NOAA helps fill critical communication gaps in wake of Tonga Tsunami

Agency expands use of “Chatty Beetle” devices

Satellite imagery of the Tonga-Hunga Ha’apai volcano in the South Pacific Ocean on January 15, 2022.
Satellite imagery of the Tonga-Hunga Ha’apai volcano in the South Pacific Ocean on January 15, 2022. (CSU/CIRA and JAXA/JMA)

As Tonga’s Hunga Tonga-Hunga Ha'apai volcano began to erupt on January 15, 2022, it sent more than tsunami waves across the Pacific Ocean — some forms of communications in the region were sent into the dark, too. The eruption broke an underwater communications cable, leaving most of the island nation without internet access and other forms of communication.

“Chatty Beetles”

Shown here is the “Chatty Beetle” — a portable iridium satellite terminal that permits text-based alerts and messaging in remote locations where communication options are limited. Chatty Beetles were used as a communication tool during the January 14, 2022 Hunga Tonga-Hunga Ha'apai volcanic eruption.
Shown here is the “Chatty Beetle” — a portable iridium satellite terminal that permits text-based alerts and messaging in remote locations where communication options are limited. Chatty Beetles were used as a communication tool during the January 14, 2022 Hunga Tonga-Hunga Ha'apai volcanic eruption. (University Corporation of Atmospheric Research)

Among the first successful communications in the days following the eruption were from specialized communication devices called “Chatty Beetles.” These devices notified key agencies that communication networks were down in Tonga, and that staff at the Tonga Meteorological Service and their families were safe. Chatty Beetles at the Fiji Meteorological Service and the Weather Service Office in Pago Pago, American Samoa, were linked with the Chatty Beetles in Tonga to provide updated weather information and assist in transmitting weather observations.

The Chatty Beetle is a portable iridium satellite terminal that permits text-based alerts and messaging in remote locations where communication options are limited. The idea for the device was conceived with the goal of helping Pacific Region disaster managers warn residents of approaching tsunamis at night. Its rugged design can withstand harsh, humid conditions, its case is virtually indestructible and it can operate on internal batteries. 

The Chatty Beetle sends communities potential weather hazard alerts while also supporting two‐way messaging, allowing operators to provide status reports and other field observations. Use of these devices has resulted in improved services and timely receipt of forecasts and warnings.

With funding from the U.S. Agency for International Development (USAID), NOAA’s National Weather Service has worked with the University Corporation for Atmospheric Research (UCAR) and the University of Hawaii to deploy these critical devices to partners throughout the Pacific. To further assist with the emergency response, and in response to an urgent request from the Government of Tonga, as of this writing, NOAA continues to work with USAID to deploy seven additional Chatty Beetle units and their repair parts.

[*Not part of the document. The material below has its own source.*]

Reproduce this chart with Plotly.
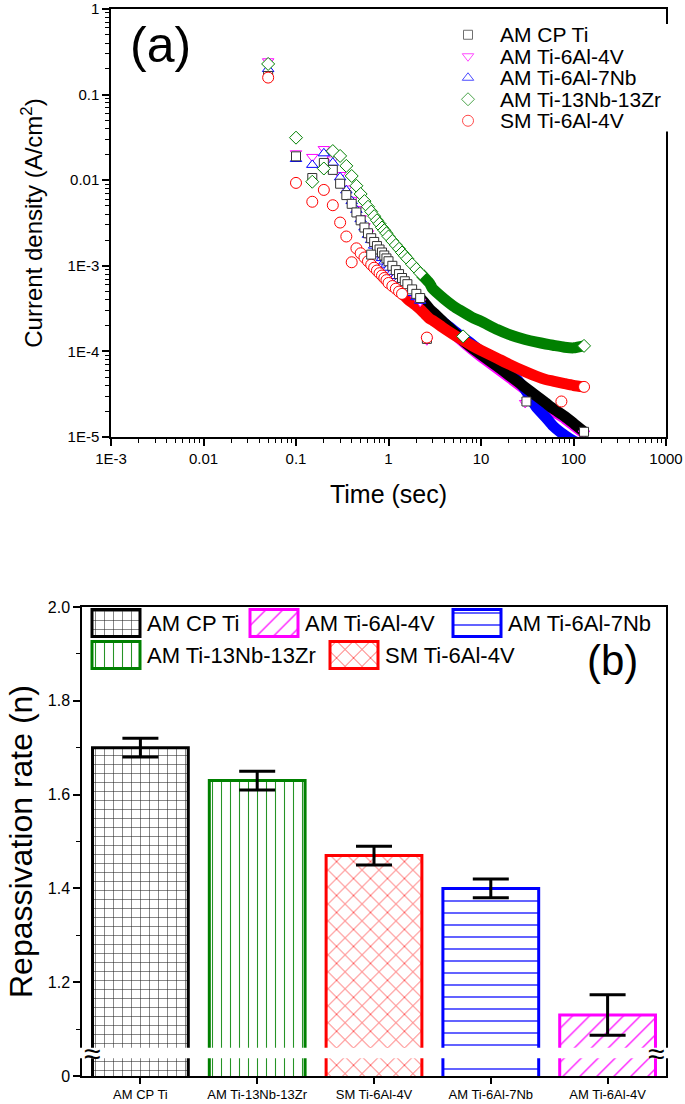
import plotly.graph_objects as go

# ---------------- (a) current decay after scratch (log-log) ----------------
time_s = [0.05, 0.1, 0.15, 0.2, 0.25, 0.3, 0.35, 0.4, 0.45, 0.5,
          0.55, 0.6, 0.65, 0.7, 0.75, 0.8, 0.85, 0.9, 0.95, 1.0,
          1.1, 1.2, 1.3, 1.4, 1.5, 1.6, 1.8, 2, 2.2, 2.5,
          2.8, 3, 4, 5, 6, 8, 10, 15, 20, 30,
          40, 50, 60, 80, 100, 130]

am_cp_ti = [0.165, 0.019, 0.0106, 0.0159, 0.0132, 0.0091, 0.0067, 0.0053, 0.0042, 0.0034,
            0.0028, 0.0024, 0.0021, 0.0019, 0.0017, 0.00155, 0.00143, 0.00132, 0.00122, 0.00113,
            0.00100, 0.00089, 0.00080, 0.00072, 0.00066, 0.00061, 0.00053, 0.00047, 0.00042, 0.00036,
            0.00031, 0.00029, 0.000215, 0.000172, 0.000142, 0.000110, 0.000092, 0.000067, 0.000053, 0.000038,
            0.000030, 0.000025, 0.0000215, 0.0000175, 0.0000145, 0.0000115]

am_ti64 = [0.245, 0.0206, 0.0187, 0.0231, 0.0175, 0.0115, 0.0080, 0.0059, 0.0046, 0.0036,
           0.0029, 0.0024, 0.0020, 0.00175, 0.00155, 0.00138, 0.00125, 0.00114, 0.00105, 0.00097,
           0.00087, 0.00078, 0.00070, 0.00063, 0.00058, 0.00054, 0.00047, 0.00042, 0.00038, 0.00033,
           0.00029, 0.00027, 0.000205, 0.000165, 0.000137, 0.000105, 0.000087, 0.000063, 0.000050, 0.000036,
           0.000028, 0.0000235, 0.000020, 0.0000165, 0.0000137, 0.0000110]

am_ti67nb = [0.199, 0.0177, 0.0151, 0.0206, 0.0160, 0.0108, 0.0076, 0.0057, 0.0045, 0.0035,
             0.0028, 0.0023, 0.0020, 0.00172, 0.00152, 0.00136, 0.00123, 0.00112, 0.00103, 0.00095,
             0.00085, 0.00076, 0.00069, 0.00063, 0.00058, 0.00054, 0.00048, 0.00043, 0.00039, 0.00034,
             0.00030, 0.00028, 0.000215, 0.000178, 0.000152, 0.000121, 0.000100, 0.000076, 0.000060, 0.000036,
             0.000022, 0.000017, 0.0000135, 0.0000105, 0.0000090, 0.0000080]

am_ti1313 = [0.228, 0.0314, 0.0096, 0.0137, 0.0219, 0.0192, 0.0147, 0.0112, 0.0086, 0.0069,
             0.0057, 0.0049, 0.0043, 0.0038, 0.0034, 0.0031, 0.0028, 0.0026, 0.0024, 0.0022,
             0.00195, 0.00175, 0.00158, 0.00143, 0.00131, 0.00121, 0.00104, 0.00092, 0.00082, 0.00071,
             0.00062, 0.00054, 0.00041, 0.00034, 0.00030, 0.00025, 0.000225, 0.000180, 0.000158, 0.000138,
             0.000128, 0.000122, 0.000118, 0.000112, 0.000110, 0.000116]

sm_ti64 = [0.158, 0.0093, 0.0056, 0.0077, 0.0051, 0.0032, 0.0022, 0.0011, 0.0016, 0.0014,
           0.00125, 0.00113, 0.00103, 0.00095, 0.00088, 0.00082, 0.00077, 0.00072, 0.00068, 0.00063,
           0.00058, 0.00054, 0.00050, 0.00047, 0.00044, 0.00041, 0.00037, 0.00034, 0.00031, 0.00027,
           0.00024, 0.00023, 0.000185, 0.000158, 0.000140, 0.000117, 0.000103, 0.000083, 0.000071, 0.000058,
           0.000051, 0.000047, 0.000045, 0.000042, 0.0000400, 0.0000385]

# points that sit off the main decay curves
cp_ti_off_t = [0.65, 2.6, 31]
cp_ti_off_j = [0.00135, 0.000140, 0.000026]
ti64_off_t = [2.6, 30]
ti64_off_j = [0.000135, 0.000025]
ti1313_off_t = [6.4]
ti1313_off_j = [0.000150]
sm_off_t = [2.6, 74]
sm_off_j = [0.000145, 0.000026]

# ---------------- (b) repassivation rate ----------------
alloys = ["AM CP Ti", "AM Ti-13Nb-13Zr", "SM Ti-6Al-4V", "AM Ti-6Al-7Nb", "AM Ti-6Al-4V"]
rate = [1.70, 1.63, 1.47, 1.40, 1.13]
rate_err = [0.02, 0.02, 0.02, 0.02, 0.043]
legend_order = ["AM CP Ti", "AM Ti-6Al-4V", "AM Ti-6Al-7Nb", "AM Ti-13Nb-13Zr", "SM Ti-6Al-4V"]

FONT = "Liberation Sans, Arial, sans-serif"
W, H = 685, 1104

# plot boxes in pixels (left, right, top, bottom)
BOX_A = (111, 666, 9, 437)
BOX_B = (82, 666, 607, 1076)


def xdom(box):
    return [box[0] / W, box[1] / W]


def ydom(top, bottom):
    return [(H - bottom) / H, (H - top) / H]


# drawing order: magenta, blue, black, green, red (red band sits on top)
curves = [
    dict(name="AM Ti-6Al-4V", j=am_ti64, off_t=ti64_off_t, off_j=ti64_off_j,
         color="#FF00FF", symbol="triangle-down", size=10, band_from=2.5),
    dict(name="AM Ti-6Al-7Nb", j=am_ti67nb, off_t=[], off_j=[],
         color="#0000FF", symbol="triangle-up", size=10, band_from=2.5),
    dict(name="AM CP Ti", j=am_cp_ti, off_t=cp_ti_off_t, off_j=cp_ti_off_j,
         color="#333333", symbol="square", size=9, band_from=2.5),
    dict(name="AM Ti-13Nb-13Zr", j=am_ti1313, off_t=ti1313_off_t, off_j=ti1313_off_j,
         color="#008000", symbol="diamond", size=10, band_from=2.5),
    dict(name="SM Ti-6Al-4V", j=sm_ti64, off_t=sm_off_t, off_j=sm_off_j,
         color="#FF0000", symbol="circle", size=11, band_from=1.5),
]
band_color = {"AM CP Ti": "#000000"}


def split_curve(t, j, band_from):
    """Sparse early samples are drawn as markers, the dense tail as a thick band."""
    first = next(i for i, v in enumerate(t) if v >= band_from)
    return (t[:first] + [t[-1]], j[:first] + [j[-1]], t[first - 1:], j[first - 1:])


fig = go.Figure()

marker_traces = []
for c in curves:
    mk_t, mk_j, ln_t, ln_j = split_curve(time_s, c["j"], c["band_from"])
    fig.add_trace(go.Scatter(
        x=ln_t, y=ln_j, mode="lines", hoverinfo="skip",
        line=dict(color=band_color.get(c["name"], c["color"]), width=11, shape="spline", smoothing=0.6),
        xaxis="x", yaxis="y",
    ))
    marker_traces.append(go.Scatter(
        x=mk_t, y=mk_j, mode="markers", name=c["name"],
        marker=dict(symbol=c["symbol"], size=c["size"], color="white",
                    line=dict(color=c["color"], width=1)),
        xaxis="x", yaxis="y",
    ))
for tr in marker_traces:
    fig.add_trace(tr)
for c in curves:
    if c["off_t"]:
        fig.add_trace(go.Scatter(
            x=c["off_t"], y=c["off_j"], mode="markers",
            marker=dict(symbol=c["symbol"], size=c["size"], color="white",
                        line=dict(color=c["color"], width=1)),
            xaxis="x", yaxis="y",
        ))

# legend of (a): marker column + labels in a small inset
style_by_name = {c["name"]: c for c in curves}
leg_a_rows = list(range(len(legend_order)))
fig.add_trace(go.Scatter(
    x=[10] * len(legend_order), y=leg_a_rows, mode="markers", hoverinfo="skip",
    marker=dict(symbol=[style_by_name[n]["symbol"] for n in legend_order],
                size=[style_by_name[n]["size"] for n in legend_order], color="white",
                line=dict(color=[style_by_name[n]["color"] for n in legend_order], width=1)),
    xaxis="x4", yaxis="y4",
))

# bars of (b)
bar_style = {
    "AM CP Ti": ("#000000", "+", 9),
    "AM Ti-13Nb-13Zr": ("#008000", "|", 9),
    "SM Ti-6Al-4V": ("#FF0000", "x", 12),
    "AM Ti-6Al-7Nb": ("#0000FF", "-", 12),
    "AM Ti-6Al-4V": ("#FF00FF", "/", 12),
}


def bar_marker(name):
    col, shp, psize = bar_style[name]
    return dict(color="white", line=dict(color=col, width=3),
                pattern=dict(shape=shp, fgcolor=col, bgcolor="white",
                             size=psize, solidity=0.12, fgopacity=0.85))


for name, val, err in zip(alloys, rate, rate_err):
    fig.add_trace(go.Bar(
        x=[name], y=[val], name=name, width=0.82, marker=bar_marker(name),
        error_y=dict(type="data", array=[err], color="black", thickness=3, width=18),
        xaxis="x2", yaxis="y2",
    ))

# legend of (b): patterned swatches in an inset (pixel units from the left axis)
leg_b_x0 = [10, 168, 371, 10, 248]
leg_b_row = [0, 0, 0, 1, 1]
for name, x0, row in zip(legend_order, leg_b_x0, leg_b_row):
    fig.add_trace(go.Bar(
        y=[row], x=[48], base=[x0], orientation="h", width=0.84, marker=bar_marker(name),
        hoverinfo="skip", xaxis="x3", yaxis="y3",
    ))

decades_x = [1e-3, 1e-2, 1e-1, 1, 10, 100, 1000]
decades_y = [1e-5, 1e-4, 1e-3, 1e-2, 1e-1, 1]
minor_x = [m * 10 ** e for e in range(-3, 3) for m in range(2, 10)]
minor_y = [m * 10 ** e for e in range(-5, 0) for m in range(2, 10)]

axis_common = dict(showline=True, linecolor="black", linewidth=1.5, mirror=True,
                   ticks="outside", ticklen=7, tickwidth=1.5, tickcolor="black",
                   showgrid=False, zeroline=False, automargin=False,
                   tickfont=dict(family=FONT, size=15, color="black"))
hidden = dict(visible=False, showgrid=False, zeroline=False, fixedrange=True)

a_top = BOX_A[2]
b_top = BOX_B[2]
annotations = [
    dict(text="(a)", xref="paper", yref="paper", x=160 / W, y=(H - 45) / H,
         xanchor="center", yanchor="middle", showarrow=False, font=dict(family=FONT, size=50)),
    dict(text="(b)", xref="paper", yref="paper", x=612 / W, y=(H - 661) / H,
         xanchor="center", yanchor="middle", showarrow=False, font=dict(family=FONT, size=42)),
    dict(text="≈", xref="x2 domain", yref="y2", x=0, y=1.049, showarrow=False,
         font=dict(family=FONT, size=30)),
    dict(text="≈", xref="x2 domain", yref="y2", x=1, y=1.049, showarrow=False,
         font=dict(family=FONT, size=30)),
]
for name, row in zip(legend_order, leg_a_rows):
    annotations.append(dict(text=name, xref="x4", yref="y4", x=40, y=row, xanchor="left",
                            yanchor="middle", showarrow=False, font=dict(family=FONT, size=21)))
for name, x0, row in zip(legend_order, leg_b_x0, leg_b_row):
    annotations.append(dict(text=name, xref="x3", yref="y3", x=x0 + 53, y=row, xanchor="left",
                            yanchor="middle", showarrow=False, font=dict(family=FONT, size=22)))

fig.update_layout(
    width=W, height=H,
    margin=dict(l=0, r=0, t=0, b=0),
    paper_bgcolor="white", plot_bgcolor="white",
    font=dict(family=FONT, color="black"),
    barmode="overlay", showlegend=False,
    xaxis=dict(axis_common, type="log", range=[-3, 3], domain=xdom(BOX_A), anchor="y",
               tickvals=decades_x, ticktext=["1E-3", "0.01", "0.1", "1", "10", "100", "1000"],
               minor=dict(tickvals=minor_x, ticks="outside", ticklen=4, tickwidth=1, tickcolor="black"),
               title=dict(text="Time (sec)", font=dict(family=FONT, size=25), standoff=20)),
    yaxis=dict(axis_common, type="log", range=[-5, 0], domain=ydom(BOX_A[2], BOX_A[3]),
               anchor="x", tickvals=decades_y, ticktext=["1E-5", "1E-4", "1E-3", "0.01", "0.1", "1"],
               minor=dict(tickvals=minor_y, ticks="outside", ticklen=4, tickwidth=1, tickcolor="black"),
               title=dict(text="Current density (A/cm<sup>2</sup>)", font=dict(family=FONT, size=24),
                          standoff=18)),
    xaxis2=dict(axis_common, type="category", categoryorder="array", categoryarray=alloys,
                range=[-0.5, 4.5], domain=xdom(BOX_B), anchor="y2", ticklen=6,
                tickfont=dict(family=FONT, size=13, color="black")),
    yaxis2=dict(axis_common, range=[1.0, 2.0], domain=ydom(BOX_B[2], BOX_B[3]),
                anchor="x2", tickvals=[1.0, 1.2, 1.4, 1.6, 1.8, 2.0],
                ticktext=["0", "1.2", "1.4", "1.6", "1.8", "2.0"],
                tickfont=dict(family=FONT, size=16, color="black"),
                minor=dict(tickvals=[1.1, 1.3, 1.5, 1.7, 1.9], ticks="outside", ticklen=4,
                           tickwidth=1, tickcolor="black"),
                title=dict(text="Repassivation rate (n)", font=dict(family=FONT, size=32), standoff=6)),
    # inset for legend (b): two rows of 32 px under the top frame
    xaxis3=dict(hidden, domain=xdom(BOX_B), range=[0, BOX_B[1] - BOX_B[0]], anchor="y3"),
    yaxis3=dict(hidden, domain=ydom(b_top, b_top + 64), range=[1.5, -0.5], anchor="x3"),
    # inset for legend (a): five rows of 21.5 px
    xaxis4=dict(hidden, domain=[458 / W, 1.0], range=[0, W - 458], anchor="y4"),
    yaxis4=dict(hidden, domain=ydom(a_top + 15, a_top + 15 + 5 * 21.5), range=[4.5, -0.5], anchor="x4"),
    shapes=[dict(type="rect", xref="x2 domain", x0=-0.03, x1=1.03, yref="y2", y0=1.038, y1=1.06,
                 fillcolor="white", line=dict(width=0), layer="above")],
    annotations=annotations,
)

# the page body's default 8 px margin would shift the whole figure
fig.write_html("out.html", config={"displayModeBar": False},
               post_script="document.body.style.margin = '0px';")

Long-term delivery services

Chatty Beetles are only one part of NOAA’s continuing contributions to the tsunami response. NOAA’s Pacific Tsunami Warning Center directly serves the Hawaiian Islands, the U.S. Pacific and Caribbean territories, the British Virgin Islands and is the primary international forecast center for the Pacific and Caribbean Basins. The International Tsunami Information Center (ITIC), a NOAA partnership with the Intergovernmental Oceanographic Commission (IOC), is a specialized agency within the United Nations system. ITIC works with countries to ensure they understand PTWC tsunami threat information and prepares them for the next tsunami.

In the aftermath of the tsunami, NOAA is working with the Government of Tonga to strengthen their remote emergency communications systems and to implement emergency tsunami alert protocols should the volcano erupt again. To facilitate, tsunami check-in calls with Tonga Meteorological Services began on January 25 and are continuing daily. 

Additionally, the ITIC is assisting Tonga by coordinating support and expertise, as well as to ensure the appropriate systems and important actions are able to be supported. These efforts will also help to ensure that other important considerations are not overlooked and response efforts are not duplicated.

All of these actions take place in the context of a variety of longer term capacity building efforts where NOAA is engaged in building vital meteorological service delivery capabilities in the Pacific. In coordination with partners including USAID and the World Meteorological Organization, these efforts include contributions from NOAA’s Pacific International Training Desk offsite link, NWS’s Weather-Ready Nation and the NWS TsunamiReady® Program; and UCAR and the Hydrologic Research Center work with local meteorological services, emergency managers and other partners to implement best practices for decision support.